» DIRECTION
Within the data that follows, set down exactly the lines from the one containing "Recreate this image" through the one containing "const PANEL_STEP = 239.25;", both ends included.

» DATA EXCERPTS
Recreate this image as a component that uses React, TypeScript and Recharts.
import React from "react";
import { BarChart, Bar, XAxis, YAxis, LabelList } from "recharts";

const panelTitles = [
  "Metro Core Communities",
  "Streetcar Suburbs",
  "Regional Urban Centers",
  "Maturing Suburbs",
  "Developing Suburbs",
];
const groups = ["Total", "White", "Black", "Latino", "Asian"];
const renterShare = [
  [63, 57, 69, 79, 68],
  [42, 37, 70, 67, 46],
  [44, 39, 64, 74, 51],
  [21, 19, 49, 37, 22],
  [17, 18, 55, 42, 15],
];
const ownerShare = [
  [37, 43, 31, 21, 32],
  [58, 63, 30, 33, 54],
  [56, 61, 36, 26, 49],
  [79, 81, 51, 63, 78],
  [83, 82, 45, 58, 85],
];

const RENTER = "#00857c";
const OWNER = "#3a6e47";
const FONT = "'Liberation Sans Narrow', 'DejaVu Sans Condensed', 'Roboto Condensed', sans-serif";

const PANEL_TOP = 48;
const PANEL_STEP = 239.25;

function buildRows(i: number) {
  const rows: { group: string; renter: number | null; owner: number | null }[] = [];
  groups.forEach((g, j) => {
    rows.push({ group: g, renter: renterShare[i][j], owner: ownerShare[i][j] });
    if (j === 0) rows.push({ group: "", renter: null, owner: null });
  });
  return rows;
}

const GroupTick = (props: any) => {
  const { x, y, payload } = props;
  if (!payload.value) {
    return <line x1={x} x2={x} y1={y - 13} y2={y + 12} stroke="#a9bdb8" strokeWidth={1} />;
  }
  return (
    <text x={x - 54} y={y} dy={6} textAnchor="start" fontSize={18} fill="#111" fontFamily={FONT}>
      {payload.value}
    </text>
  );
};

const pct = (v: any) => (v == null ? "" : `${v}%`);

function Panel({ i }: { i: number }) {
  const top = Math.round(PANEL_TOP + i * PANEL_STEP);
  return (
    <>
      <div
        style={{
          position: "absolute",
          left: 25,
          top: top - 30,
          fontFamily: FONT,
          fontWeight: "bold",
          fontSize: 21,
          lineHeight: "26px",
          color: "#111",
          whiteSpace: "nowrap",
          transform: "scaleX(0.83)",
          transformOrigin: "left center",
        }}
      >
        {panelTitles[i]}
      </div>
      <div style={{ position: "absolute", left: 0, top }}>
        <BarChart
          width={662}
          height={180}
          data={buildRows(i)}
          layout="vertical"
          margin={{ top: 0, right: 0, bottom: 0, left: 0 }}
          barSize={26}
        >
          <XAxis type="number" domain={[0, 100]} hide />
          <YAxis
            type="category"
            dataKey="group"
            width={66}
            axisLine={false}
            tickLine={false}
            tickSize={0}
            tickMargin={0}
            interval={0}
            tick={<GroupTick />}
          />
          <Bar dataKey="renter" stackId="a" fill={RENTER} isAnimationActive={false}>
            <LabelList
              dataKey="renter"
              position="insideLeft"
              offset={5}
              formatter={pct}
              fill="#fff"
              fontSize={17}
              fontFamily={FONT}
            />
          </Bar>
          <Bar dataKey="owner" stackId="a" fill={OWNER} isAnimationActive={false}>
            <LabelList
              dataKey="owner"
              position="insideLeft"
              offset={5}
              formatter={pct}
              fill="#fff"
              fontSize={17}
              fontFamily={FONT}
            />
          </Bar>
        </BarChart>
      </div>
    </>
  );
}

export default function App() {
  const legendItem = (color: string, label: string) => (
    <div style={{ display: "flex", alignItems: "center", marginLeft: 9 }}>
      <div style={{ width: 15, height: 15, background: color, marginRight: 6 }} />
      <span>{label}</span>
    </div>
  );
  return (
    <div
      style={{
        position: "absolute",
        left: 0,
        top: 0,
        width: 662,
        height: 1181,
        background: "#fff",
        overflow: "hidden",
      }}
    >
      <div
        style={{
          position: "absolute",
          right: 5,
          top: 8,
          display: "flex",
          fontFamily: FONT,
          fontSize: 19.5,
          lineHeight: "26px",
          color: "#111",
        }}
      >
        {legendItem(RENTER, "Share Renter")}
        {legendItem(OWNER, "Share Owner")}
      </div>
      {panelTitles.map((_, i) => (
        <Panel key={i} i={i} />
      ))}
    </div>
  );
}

==

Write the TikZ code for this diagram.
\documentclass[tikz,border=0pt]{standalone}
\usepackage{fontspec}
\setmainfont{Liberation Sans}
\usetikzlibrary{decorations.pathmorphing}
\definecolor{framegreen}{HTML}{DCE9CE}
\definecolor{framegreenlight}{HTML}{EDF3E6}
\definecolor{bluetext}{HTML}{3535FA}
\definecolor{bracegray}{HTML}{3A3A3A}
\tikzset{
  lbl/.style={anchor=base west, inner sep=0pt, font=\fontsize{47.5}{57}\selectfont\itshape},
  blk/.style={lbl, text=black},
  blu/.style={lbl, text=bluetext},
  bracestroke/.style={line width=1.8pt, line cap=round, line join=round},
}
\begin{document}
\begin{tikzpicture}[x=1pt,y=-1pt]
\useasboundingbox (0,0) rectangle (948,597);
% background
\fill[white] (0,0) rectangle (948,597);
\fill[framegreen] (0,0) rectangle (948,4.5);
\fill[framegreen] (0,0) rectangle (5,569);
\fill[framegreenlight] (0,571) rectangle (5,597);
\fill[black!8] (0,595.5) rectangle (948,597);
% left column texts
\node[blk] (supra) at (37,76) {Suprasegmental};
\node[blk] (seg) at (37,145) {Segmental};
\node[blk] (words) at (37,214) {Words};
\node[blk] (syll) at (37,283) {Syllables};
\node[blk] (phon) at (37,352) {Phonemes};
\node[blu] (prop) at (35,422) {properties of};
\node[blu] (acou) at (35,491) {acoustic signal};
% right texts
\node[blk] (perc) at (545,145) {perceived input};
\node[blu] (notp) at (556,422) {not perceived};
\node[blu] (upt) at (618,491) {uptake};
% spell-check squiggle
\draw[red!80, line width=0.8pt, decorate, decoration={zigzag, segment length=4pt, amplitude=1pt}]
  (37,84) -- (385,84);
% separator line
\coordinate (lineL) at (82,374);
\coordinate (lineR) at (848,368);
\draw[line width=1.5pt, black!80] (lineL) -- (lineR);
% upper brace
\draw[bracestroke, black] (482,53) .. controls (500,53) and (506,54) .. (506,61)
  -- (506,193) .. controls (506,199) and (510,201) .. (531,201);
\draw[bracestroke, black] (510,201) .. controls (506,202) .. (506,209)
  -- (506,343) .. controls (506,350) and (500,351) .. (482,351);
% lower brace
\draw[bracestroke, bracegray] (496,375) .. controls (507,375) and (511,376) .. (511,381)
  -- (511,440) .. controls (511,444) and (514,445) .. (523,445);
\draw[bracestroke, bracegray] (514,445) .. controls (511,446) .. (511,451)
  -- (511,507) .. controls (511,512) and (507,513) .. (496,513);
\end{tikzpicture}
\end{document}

...

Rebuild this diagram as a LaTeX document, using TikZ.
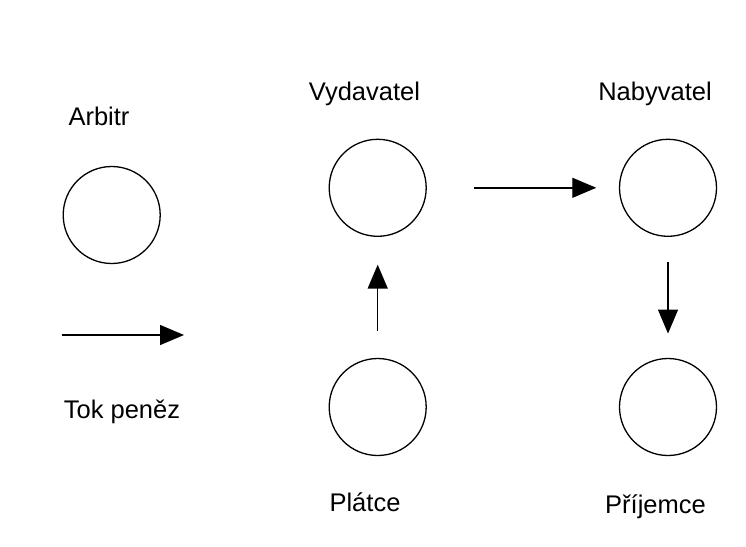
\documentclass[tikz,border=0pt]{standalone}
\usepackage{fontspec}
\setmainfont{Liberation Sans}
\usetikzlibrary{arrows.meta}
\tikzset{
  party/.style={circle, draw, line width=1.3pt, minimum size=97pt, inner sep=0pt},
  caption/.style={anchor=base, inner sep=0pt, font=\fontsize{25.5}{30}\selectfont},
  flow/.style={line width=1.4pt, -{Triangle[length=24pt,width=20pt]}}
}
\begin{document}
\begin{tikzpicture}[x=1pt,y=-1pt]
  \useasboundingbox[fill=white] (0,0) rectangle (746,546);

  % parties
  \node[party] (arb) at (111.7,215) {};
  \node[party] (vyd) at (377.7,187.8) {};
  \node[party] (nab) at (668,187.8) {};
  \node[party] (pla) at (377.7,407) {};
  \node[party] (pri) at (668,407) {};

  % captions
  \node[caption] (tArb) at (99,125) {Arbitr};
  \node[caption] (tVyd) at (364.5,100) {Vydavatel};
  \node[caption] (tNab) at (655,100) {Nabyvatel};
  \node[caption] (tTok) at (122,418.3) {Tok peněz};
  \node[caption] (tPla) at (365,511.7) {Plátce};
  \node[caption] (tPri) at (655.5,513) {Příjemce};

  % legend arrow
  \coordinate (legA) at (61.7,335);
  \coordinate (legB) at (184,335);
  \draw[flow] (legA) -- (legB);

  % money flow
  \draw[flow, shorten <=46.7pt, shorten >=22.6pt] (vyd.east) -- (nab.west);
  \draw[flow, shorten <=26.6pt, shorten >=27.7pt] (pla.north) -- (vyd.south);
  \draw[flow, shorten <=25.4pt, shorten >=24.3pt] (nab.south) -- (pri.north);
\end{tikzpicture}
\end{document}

» WRITTEN REPLY
Recreate this image as a component that uses React, TypeScript and Recharts.
import React from "react";
import { BarChart, Bar, XAxis, YAxis, LabelList } from "recharts";

const panelTitles = [
  "Metro Core Communities",
  "Streetcar Suburbs",
  "Regional Urban Centers",
  "Maturing Suburbs",
  "Developing Suburbs",
];
const groups = ["Total", "White", "Black", "Latino", "Asian"];
const renterShare = [
  [63, 57, 69, 79, 68],
  [42, 37, 70, 67, 46],
  [44, 39, 64, 74, 51],
  [21, 19, 49, 37, 22],
  [17, 18, 55, 42, 15],
];
const ownerShare = [
  [37, 43, 31, 21, 32],
  [58, 63, 30, 33, 54],
  [56, 61, 36, 26, 49],
  [79, 81, 51, 63, 78],
  [83, 82, 45, 58, 85],
];

const RENTER = "#00857c";
const OWNER = "#3a6e47";
const FONT = "'Liberation Sans Narrow', 'DejaVu Sans Condensed', 'Roboto Condensed', sans-serif";

const PANEL_TOP = 48;
const PANEL_STEP = 239.25;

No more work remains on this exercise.